На следующий год город потрясла серия тщательно спланированных терактов. Больше всего жизней унес взрыв на Бомбейской фондовой бирже, где погибли десятки трейдеров и сотрудников7. После событий 1993 года представители бомбейской элиты, которые потягивали кока-колу, болтая со своими биржевыми маклерами и турагентами по новеньким телефонам, уже не могли тешить себя мыслью, что их не касаются проблемы сельских мигрантов, составляющих большинство населения города. Индия давно страдала от напряженности между индуистами и мусульманами, но в новой реальности Бомбея, где оторванная от масс англоговорящая элита наслаждалась всеми прелестями западного потребления, легко отдавая за компьютер больше, чем годовой оклад служанки или водителя, эта напряженность чувствовалась особенно остро. Разочарование понемногу закипало в чоулах, жители которых лишались занимаемых десятилетиями рабочих мест на прежде защищенных профсоюзами заводах и в бывших государственных компаниях. В сфере аутсорсинга бизнес-услуг вакансий было хоть отбавляй, поскольку западные транснациональные корпорации начали массово перепоручать операционную деятельность самой дешевой англоговорящей рабочей силе на планете, но тут для успеха уволенным промышленным рабочим неизменно не хватало должного уровня владения английским.
В свою бытность пролетариями бомбейцы объединялись в профсоюзы, связанные с многочисленными левыми движениями, но, лишившись работы, они стали сбиваться в сообщества по этническому и религиозному признаку, вроде преступных банд или политических партий, которые часто не особо отличались от экстремистских группировок.

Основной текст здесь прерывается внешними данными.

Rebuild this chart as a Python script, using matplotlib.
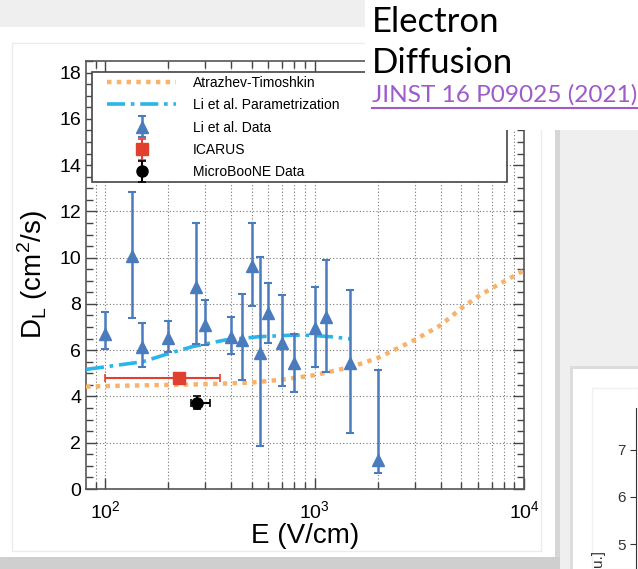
import numpy as np
import matplotlib.pyplot as plt
from matplotlib.patches import Rectangle
from matplotlib.legend_handler import HandlerErrorbar
from matplotlib.ticker import MultipleLocator, LogLocator, NullFormatter

plt.rcParams["font.family"] = ["Liberation Sans", "DejaVu Sans"]

# Li et al. data (E in V/cm, D_L in cm^2/s, lower/upper error bar ends)
li_E = [100, 135, 150, 200, 270, 300, 400, 450, 500, 550, 600, 700, 800, 1000, 1130, 1480, 2000]
li_D = [6.72, 10.05, 6.15, 6.54, 8.74, 7.08, 6.55, 6.44, 9.63, 5.86, 7.59, 6.29, 5.43, 6.94, 7.42, 5.46, 1.25]
li_lo = [6.03, 7.37, 5.27, 5.92, 6.25, 6.22, 5.82, 4.71, 7.90, 1.86, 6.29, 4.46, 4.19, 5.28, 5.07, 2.40, 0.68]
li_hi = [7.63, 12.84, 7.17, 7.27, 11.50, 8.15, 7.42, 8.41, 11.48, 10.04, 8.91, 8.38, 6.68, 8.73, 9.89, 8.60, 5.14]

# Atrazhev-Timoshkin curve
at_E = [81, 100, 150, 200, 300, 500, 700, 1000, 1500, 2000, 3000, 4000, 5000, 6000, 7000, 10000]
at_D = [4.42, 4.45, 4.48, 4.50, 4.53, 4.60, 4.73, 4.92, 5.28, 5.66, 6.44, 7.08, 7.80, 8.31, 8.67, 9.45]

# Li et al. parametrization
lp_E = [81, 100, 151, 202, 260, 374, 538, 780, 974, 1200, 1480]
lp_D = [5.17, 5.28, 5.50, 5.86, 6.15, 6.44, 6.58, 6.65, 6.64, 6.58, 6.49]

# ICARUS
ic_E = [226]
ic_D = [4.78]
ic_xlo, ic_xhi = [126], [127]
ic_yerr = [0.12]

# MicroBooNE
ub_E = [275]
ub_D = [3.73]
ub_xlo, ub_xhi = [19], [41]
ub_yerr = [0.27]

# second chart peeking in at the bottom right
side_ticks = [5, 6, 7]

W, H = 638, 569
fig = plt.figure(figsize=(W / 100, H / 100), dpi=100)
fig.patch.set_facecolor("#efefef")


def box(x0, y0, x1, y1, z=-5, **kw):
    # rectangle in pixel coords (top-left origin)
    fig.add_artist(Rectangle((x0 / W, 1 - y1 / H), (x1 - x0) / W, (y1 - y0) / H,
                             transform=fig.transFigure, zorder=z, **kw))


# slide panels
box(0, 555, 560, 569, facecolor="#cfcfcf", edgecolor="none")
box(0, 27, 557, 557, facecolor="white", edgecolor="none")
box(555, 27, 560, 557, facecolor="#d6d6d6", edgecolor="none")
box(12, 43, 541, 551, facecolor="none", edgecolor="#ececec", lw=1)
box(570, 366, 638, 569, facecolor="#dcdcdc", edgecolor="none")
box(573, 369, 638, 569, facecolor="white", edgecolor="none")
box(592, 388, 638, 569, facecolor="none", edgecolor="#f0f0f0", lw=1)

ax = fig.add_axes([86 / W, 1 - 489 / H, 438 / W, 428 / H])
ax.set_facecolor("white")

blue = "#4a7bbd"
ax.plot(at_E, at_D, ls=(0, (1, 1.2)), color="#f9b26c", lw=3.2, label="Atrazhev-Timoshkin", zorder=3)
ax.plot(lp_E, lp_D, ls=(0, (5, 1.6, 1, 1.6)), color="#2bb5e8", lw=2.6, label="Li et al. Parametrization", zorder=3)

li_err = [np.array(li_D) - np.array(li_lo), np.array(li_hi) - np.array(li_D)]
h_li = ax.errorbar(li_E, li_D, yerr=li_err, fmt="^", color=blue, ms=8.5, lw=1.8,
                   capsize=3, capthick=1.5, label="Li et al. Data", zorder=4)
h_ic = ax.errorbar(ic_E, ic_D, xerr=[ic_xlo, ic_xhi], yerr=ic_yerr, fmt="s", color="#e2402f",
                   ms=8, lw=1.5, capsize=3, capthick=1.2, label="ICARUS", zorder=5)
h_ub = ax.errorbar(ub_E, ub_D, xerr=[ub_xlo, ub_xhi], yerr=ub_yerr, fmt="o", color="black",
                   ms=8, lw=1.5, capsize=3, capthick=1.2, label="MicroBooNE Data", zorder=5)

ax.set_xscale("log")
ax.set_xlim(81, 10000)
ax.set_ylim(0, 18.5)
ax.yaxis.set_major_locator(MultipleLocator(2))
ax.yaxis.set_minor_locator(MultipleLocator(0.5))
ax.xaxis.set_major_locator(LogLocator(base=10))
ax.xaxis.set_minor_locator(LogLocator(base=10, subs=np.arange(2, 10)))
ax.xaxis.set_minor_formatter(NullFormatter())
ax.grid(True, which="major", ls=(0, (1, 2)), color="#777777", lw=0.8)
ax.grid(True, which="minor", axis="x", ls=(0, (1, 2)), color="#777777", lw=0.8)
ax.tick_params(which="both", direction="in", top=True, right=True, labelsize=14, width=1, color="#444444")
ax.tick_params(which="major", length=8)
ax.tick_params(which="minor", length=5)
ax.tick_params(axis="x", pad=8)
for s in ax.spines.values():
    s.set_color("#555555")
    s.set_linewidth(1.2)

ax.set_xlabel("E (V/cm)", fontsize=20, labelpad=1)
ax.set_ylabel(r"D$_\mathregular{L}$ (cm$^\mathregular{2}$/s)", fontsize=20, labelpad=7)

# legend frame drawn by hand so the inner padding can match the original
ax.add_patch(Rectangle((0.0137, 0.7173), 0.9475, 0.257, transform=ax.transAxes,
                       facecolor="white", edgecolor="#444444", lw=1.2, zorder=9))
leg = ax.legend(loc="upper left", bbox_to_anchor=(0.0479, 0.965), borderaxespad=0,
                fontsize=10, handlelength=5.0, handletextpad=1.2,
                labelspacing=0.6, borderpad=0, frameon=False,
                handler_map={h_li: HandlerErrorbar(xerr_size=0, yerr_size=0.75),
                             h_ic: HandlerErrorbar(xerr_size=0, yerr_size=0.75),
                             h_ub: HandlerErrorbar(xerr_size=0, yerr_size=0.75)})
leg.set_zorder(10)

# slide title box covering the top-right of the chart
box(365, 0, 638, 130, z=20, facecolor="white", edgecolor="none")
fig.text(372 / W, 1 - 32 / H, "Electron", fontsize=25, family="Lato", color="black", zorder=21)
fig.text(372 / W, 1 - 73 / H, "Diffusion", fontsize=25, family="Lato", color="black", zorder=21)
fig.text(372 / W, 1 - 102 / H, "JINST 16 P09025 (2021)", fontsize=17.6, family="Lato",
         color="#9e5bc9", zorder=21)
fig.add_artist(plt.Line2D([372 / W, 638 / W], [1 - 108 / H, 1 - 108 / H], transform=fig.transFigure,
                          color="#9e5bc9", lw=1.5, zorder=21))

# partial second chart
ax2 = fig.add_axes([636 / W, 0, 0.2, (569 - 408) / H])
ax2.patch.set_visible(False)
ax2.set_ylim(4.47, 7.89)
ax2.set_yticks(side_ticks)
ax2.set_xticks([])
for k in ["top", "right", "bottom"]:
    ax2.spines[k].set_visible(False)
ax2.spines["left"].set_color("#333333")
ax2.tick_params(axis="y", labelsize=11, length=4, color="#333333", labelcolor="#333333")
fig.text(591 / W, 2 / H, "u.]", rotation=90, fontsize=11, color="#333333", ha="left", va="bottom")

fig.savefig("out.png", dpi=100)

Во времена Неру при всех тогдашних проблемах сохранялось ощущение, что индийский народ – это единая общность, готовая разделить и горе, и радость. Теперь же возобладали менее всеохватные модели самоидентификации, основанные на этнической или религиозной принадлежности. Хотя зачатки этого процесса были очевидны еще в лингвистических спорах 1950-х годов, когда говорящие на маратхи рабочие противостояли своим начальникам-гуджаратцам, переход «от красного к шафрановому»8 – то есть от левого радикализма к индуистскому национализму – завершился только в пореформенный период.

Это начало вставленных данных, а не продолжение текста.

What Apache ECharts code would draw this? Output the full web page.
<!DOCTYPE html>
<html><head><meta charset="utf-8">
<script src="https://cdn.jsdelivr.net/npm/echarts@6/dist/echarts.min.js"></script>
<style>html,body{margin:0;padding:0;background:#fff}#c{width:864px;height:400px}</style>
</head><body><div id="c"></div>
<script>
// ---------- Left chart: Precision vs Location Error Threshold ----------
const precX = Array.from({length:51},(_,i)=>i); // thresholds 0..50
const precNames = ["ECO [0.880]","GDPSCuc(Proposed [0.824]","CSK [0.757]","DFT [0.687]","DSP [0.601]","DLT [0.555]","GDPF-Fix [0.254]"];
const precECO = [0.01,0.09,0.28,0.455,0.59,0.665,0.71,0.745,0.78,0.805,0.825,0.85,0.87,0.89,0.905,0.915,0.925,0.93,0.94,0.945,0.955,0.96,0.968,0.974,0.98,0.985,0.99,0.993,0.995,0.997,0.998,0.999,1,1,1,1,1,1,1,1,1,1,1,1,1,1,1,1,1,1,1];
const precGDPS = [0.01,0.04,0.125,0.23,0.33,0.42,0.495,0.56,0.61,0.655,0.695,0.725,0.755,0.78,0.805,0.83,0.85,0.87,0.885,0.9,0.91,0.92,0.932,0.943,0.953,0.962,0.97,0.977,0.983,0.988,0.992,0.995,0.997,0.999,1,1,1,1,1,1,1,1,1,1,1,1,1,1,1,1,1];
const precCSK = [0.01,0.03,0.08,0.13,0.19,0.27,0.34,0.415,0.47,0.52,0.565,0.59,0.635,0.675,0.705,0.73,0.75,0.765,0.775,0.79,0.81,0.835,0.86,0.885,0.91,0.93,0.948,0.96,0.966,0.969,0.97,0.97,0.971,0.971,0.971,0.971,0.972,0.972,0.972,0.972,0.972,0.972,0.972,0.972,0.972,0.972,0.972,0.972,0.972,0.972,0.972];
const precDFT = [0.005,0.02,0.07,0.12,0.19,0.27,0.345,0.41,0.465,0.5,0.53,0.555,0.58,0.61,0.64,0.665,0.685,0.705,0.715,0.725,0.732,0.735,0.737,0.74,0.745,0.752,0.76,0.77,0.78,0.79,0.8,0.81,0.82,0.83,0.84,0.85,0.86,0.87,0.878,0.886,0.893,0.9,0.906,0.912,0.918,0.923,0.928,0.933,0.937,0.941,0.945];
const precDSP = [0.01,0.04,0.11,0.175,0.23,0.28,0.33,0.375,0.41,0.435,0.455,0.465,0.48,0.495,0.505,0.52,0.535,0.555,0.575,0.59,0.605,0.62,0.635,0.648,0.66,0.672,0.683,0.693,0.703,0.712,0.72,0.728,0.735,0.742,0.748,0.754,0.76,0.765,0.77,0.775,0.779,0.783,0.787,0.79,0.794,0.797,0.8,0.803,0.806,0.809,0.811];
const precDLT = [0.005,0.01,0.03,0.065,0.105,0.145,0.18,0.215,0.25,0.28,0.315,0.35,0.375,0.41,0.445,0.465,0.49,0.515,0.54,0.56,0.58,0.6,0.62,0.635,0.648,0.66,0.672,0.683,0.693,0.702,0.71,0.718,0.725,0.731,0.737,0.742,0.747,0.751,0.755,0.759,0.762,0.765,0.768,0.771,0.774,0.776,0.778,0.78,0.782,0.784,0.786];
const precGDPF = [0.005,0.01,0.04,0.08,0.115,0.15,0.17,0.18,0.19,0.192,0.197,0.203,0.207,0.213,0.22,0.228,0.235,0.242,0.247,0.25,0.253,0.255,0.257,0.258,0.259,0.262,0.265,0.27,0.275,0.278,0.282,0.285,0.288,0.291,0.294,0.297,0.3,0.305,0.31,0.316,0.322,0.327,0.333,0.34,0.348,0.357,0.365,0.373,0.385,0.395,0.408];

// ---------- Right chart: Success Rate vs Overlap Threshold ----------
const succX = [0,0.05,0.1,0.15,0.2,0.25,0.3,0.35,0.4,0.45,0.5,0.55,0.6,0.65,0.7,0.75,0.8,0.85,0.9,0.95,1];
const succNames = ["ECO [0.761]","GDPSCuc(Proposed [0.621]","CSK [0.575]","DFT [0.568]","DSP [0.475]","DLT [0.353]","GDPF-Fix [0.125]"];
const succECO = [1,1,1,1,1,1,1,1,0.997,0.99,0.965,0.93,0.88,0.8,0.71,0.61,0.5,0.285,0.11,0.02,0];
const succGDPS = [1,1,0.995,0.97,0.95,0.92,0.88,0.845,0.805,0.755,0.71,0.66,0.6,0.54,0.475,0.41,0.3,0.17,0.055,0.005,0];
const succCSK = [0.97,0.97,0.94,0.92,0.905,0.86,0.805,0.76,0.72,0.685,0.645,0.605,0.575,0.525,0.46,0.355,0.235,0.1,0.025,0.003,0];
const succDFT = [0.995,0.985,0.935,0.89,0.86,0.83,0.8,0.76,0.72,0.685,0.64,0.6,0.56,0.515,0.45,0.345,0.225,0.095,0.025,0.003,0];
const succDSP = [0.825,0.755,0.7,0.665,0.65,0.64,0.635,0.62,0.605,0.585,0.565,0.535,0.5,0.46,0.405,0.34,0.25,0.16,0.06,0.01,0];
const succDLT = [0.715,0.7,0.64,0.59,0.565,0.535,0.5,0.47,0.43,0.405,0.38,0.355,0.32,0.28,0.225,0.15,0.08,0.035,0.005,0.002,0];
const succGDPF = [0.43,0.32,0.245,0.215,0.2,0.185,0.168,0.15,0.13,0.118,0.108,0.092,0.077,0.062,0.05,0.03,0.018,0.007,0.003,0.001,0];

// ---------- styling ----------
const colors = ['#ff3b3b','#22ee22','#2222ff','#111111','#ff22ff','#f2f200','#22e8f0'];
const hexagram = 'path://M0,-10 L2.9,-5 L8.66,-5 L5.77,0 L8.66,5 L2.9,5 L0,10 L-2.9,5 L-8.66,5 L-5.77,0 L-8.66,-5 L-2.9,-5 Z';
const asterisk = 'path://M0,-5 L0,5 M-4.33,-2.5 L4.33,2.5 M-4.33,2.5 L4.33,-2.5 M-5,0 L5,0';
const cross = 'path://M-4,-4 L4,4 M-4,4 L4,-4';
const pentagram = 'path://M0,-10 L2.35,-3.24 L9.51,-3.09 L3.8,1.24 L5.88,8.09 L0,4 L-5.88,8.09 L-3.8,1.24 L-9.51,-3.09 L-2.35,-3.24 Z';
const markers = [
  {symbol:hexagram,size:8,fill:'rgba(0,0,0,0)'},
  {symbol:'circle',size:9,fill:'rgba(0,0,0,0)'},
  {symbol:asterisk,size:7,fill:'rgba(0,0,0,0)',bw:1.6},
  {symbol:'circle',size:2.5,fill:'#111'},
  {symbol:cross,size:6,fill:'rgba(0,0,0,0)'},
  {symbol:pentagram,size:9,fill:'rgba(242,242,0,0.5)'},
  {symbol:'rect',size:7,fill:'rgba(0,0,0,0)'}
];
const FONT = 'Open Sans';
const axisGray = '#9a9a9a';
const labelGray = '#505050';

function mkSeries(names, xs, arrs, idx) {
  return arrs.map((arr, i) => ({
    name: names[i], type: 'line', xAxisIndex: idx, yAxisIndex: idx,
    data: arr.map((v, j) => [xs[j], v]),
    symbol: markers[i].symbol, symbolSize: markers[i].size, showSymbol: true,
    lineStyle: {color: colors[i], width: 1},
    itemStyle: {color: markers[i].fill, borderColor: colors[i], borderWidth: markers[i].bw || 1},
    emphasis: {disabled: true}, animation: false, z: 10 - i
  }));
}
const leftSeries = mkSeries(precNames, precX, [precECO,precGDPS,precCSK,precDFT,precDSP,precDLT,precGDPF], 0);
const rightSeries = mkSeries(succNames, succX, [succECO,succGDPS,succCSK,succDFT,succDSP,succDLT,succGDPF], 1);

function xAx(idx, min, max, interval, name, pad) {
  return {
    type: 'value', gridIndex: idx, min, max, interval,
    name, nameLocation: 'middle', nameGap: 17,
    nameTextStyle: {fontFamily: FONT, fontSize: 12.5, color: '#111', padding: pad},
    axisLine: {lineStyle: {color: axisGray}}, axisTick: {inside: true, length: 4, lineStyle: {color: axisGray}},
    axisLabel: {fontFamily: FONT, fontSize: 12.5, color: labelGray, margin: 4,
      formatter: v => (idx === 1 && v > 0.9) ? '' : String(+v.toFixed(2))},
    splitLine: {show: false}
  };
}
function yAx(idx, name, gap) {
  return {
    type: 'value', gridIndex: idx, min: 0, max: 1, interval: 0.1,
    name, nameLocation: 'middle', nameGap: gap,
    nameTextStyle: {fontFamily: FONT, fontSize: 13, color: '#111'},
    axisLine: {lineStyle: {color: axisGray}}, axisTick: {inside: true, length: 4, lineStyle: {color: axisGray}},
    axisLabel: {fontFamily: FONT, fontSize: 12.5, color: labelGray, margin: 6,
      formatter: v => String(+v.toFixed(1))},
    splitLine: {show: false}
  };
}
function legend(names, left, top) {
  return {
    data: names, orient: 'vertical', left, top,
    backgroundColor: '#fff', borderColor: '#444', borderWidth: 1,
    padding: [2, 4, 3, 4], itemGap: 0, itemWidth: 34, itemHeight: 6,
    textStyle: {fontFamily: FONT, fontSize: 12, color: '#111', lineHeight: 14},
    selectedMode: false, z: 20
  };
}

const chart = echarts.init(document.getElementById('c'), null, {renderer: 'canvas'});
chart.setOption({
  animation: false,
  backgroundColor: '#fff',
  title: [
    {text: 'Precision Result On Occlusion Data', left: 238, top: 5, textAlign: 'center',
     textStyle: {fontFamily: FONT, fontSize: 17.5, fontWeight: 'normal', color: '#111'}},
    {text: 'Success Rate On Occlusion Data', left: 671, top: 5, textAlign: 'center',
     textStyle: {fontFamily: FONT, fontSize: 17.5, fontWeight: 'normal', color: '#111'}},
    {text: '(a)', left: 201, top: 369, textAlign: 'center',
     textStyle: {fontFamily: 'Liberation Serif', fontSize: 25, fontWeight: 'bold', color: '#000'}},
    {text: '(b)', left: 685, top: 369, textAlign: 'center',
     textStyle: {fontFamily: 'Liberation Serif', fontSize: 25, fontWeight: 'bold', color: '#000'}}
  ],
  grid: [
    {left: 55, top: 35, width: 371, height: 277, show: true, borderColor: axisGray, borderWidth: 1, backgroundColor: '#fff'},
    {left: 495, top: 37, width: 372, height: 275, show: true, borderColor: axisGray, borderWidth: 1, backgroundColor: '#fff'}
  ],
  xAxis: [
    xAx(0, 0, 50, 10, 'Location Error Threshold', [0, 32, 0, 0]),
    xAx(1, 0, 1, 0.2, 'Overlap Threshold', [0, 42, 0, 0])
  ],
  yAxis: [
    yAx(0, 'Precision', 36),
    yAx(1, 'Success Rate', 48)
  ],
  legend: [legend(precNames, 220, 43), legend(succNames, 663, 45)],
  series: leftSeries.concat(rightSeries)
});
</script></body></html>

Межобщинная напряженность этого периода впервые дала о себе знать в глубине страны, в Уттар-Прадеше, одном из наименее развитых штатов Индии. Там в 1992 году толпа индуистов уничтожила мечеть, построенную на вершине холма, где, согласно преданию, родился индуистский бог Рама. Столкновения индуистов и мусульман вскоре вспыхнули по всей Индии, в том числе и в Бомбее, где были убиты сотни человек9, по большей части мусульман. Чтобы отомстить за гибель своих единоверцев, босс бомбейской мафии Дауд Ибрагим, глава названной в его честь «Роты Д», организовал взрыв на фондовой бирже. Руководил этой операцией Ибрагим из своего логова в тихом Дубае, где во времена лицензионного раджа он сколотил миллиардное состояние на контрабанде золота. В не скованном условностями городе-государстве на берегу Персидского залива он прославился роскошными вечеринками в духе бомбейского гламура с участием многочисленных болливудских старлеток – в их организации ему очень помогал его статус подпольного финансиста индийских киностудий.